In the first story, Rick and Valerie are on their honeymoon driving through Nevada. They take a detour to visit caverns, and park their RV in a rural area. They are disturbed by a local man who warns them not to spend the night there, insisting they park elsewhere. They ignore him and park a little further up, still in the rural area. The local is attacked by unseen creatures and brutally killed. As they have sex in the RV, a creature watches through the window. Valerie sprains her ankle and Rick leaves to walk to a gas station nearby, even though he had recently filled their tank up. On his way to the service station, Rick stumbles upon the body of the local man and he too is attacked. Rick gets choked, damaging his vocal chords, making it difficult for him to speak. He runs back to the RV but Valerie doesn’t recognize his knock. Valerie is attacked through the sunroof of the RV and terrorized by the creature. She pepper sprays the creature and sounds a panic alarm before passing out. She awakens to a police officer knocking on the door of the RV. As she exits the RV, she hears a screeching noise; the officer tells her to look straight ahead but she looks back, and sees Rick's eviscerated corpse hanging upside down from a tree, his wedding ring scratching across the metal rooftop.

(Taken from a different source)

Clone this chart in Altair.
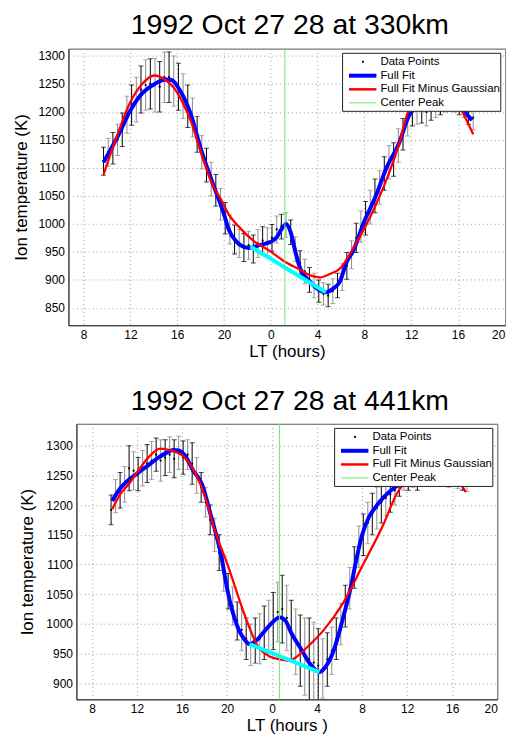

In the second story, eleven-year-old Amanda is in an online chat room talking to a girl named Jessica, who is actually an online predator posing as a young girl. The night before her twelfth birthday, her parents to a parent-teacher conference and rely on her teenage sister Katherine to stay with her. Katherine leaves to go meet her boyfriend, leaving Amanda alone.  Later on while searching the garage to find her dog the lights go out, and she becomes anxious and feels as though there is someone else in her house. After finding out that her sister Katherine has just returned home, Amanda heads back to her room. Seeing what looks like her dog under the bed, she lies down and  puts her hand down to allow it to be licked by the dog. While looking in the mirror Amanda sees the phrase "People can lick too" and the man licking her hand. She runs to Katherine's room telling her to call 911. Katherine enters Amanda's room, finds the corpse of the family dog underneath Amanda's bed, and the window open.

In the third story, Scott is riding his motorcycle through the country and it gives out on him. He notices a rural farmhouse and seeks shelter there during a rainstorm. Inside is a beautiful mute woman named Heather; she communicates with Scott by writing on a handheld chalkboard, and invites him to stay the night. During the night, they are disturbed when her father, a rancher, arrives. Scott hears a commotion downstairs, and runs to the kitchen, where he sees two bloodied bodies, and witnesses Heather's father throwing a woman's severed head into the well outside. He finds Heather unharmed, and she insists they leave the house. On the chalkboard, she writes that there are ghosts there. Suddenly, they are confronted by her father, who attacks Scott with an axe. They flee from the house, and as they leave, he passes by Heather's father, who walks toward the front door and enters the house, as if in a time loop. Scott and Heather ride away on his motorcycle, and spend the night under a willow tree. In the morning, he removes the locket from her neck and opens it; inside is a photo of them both, dressed in old-fashioned clothing. As Heather awakens, a wound appears across her neck, and her head falls into his lap.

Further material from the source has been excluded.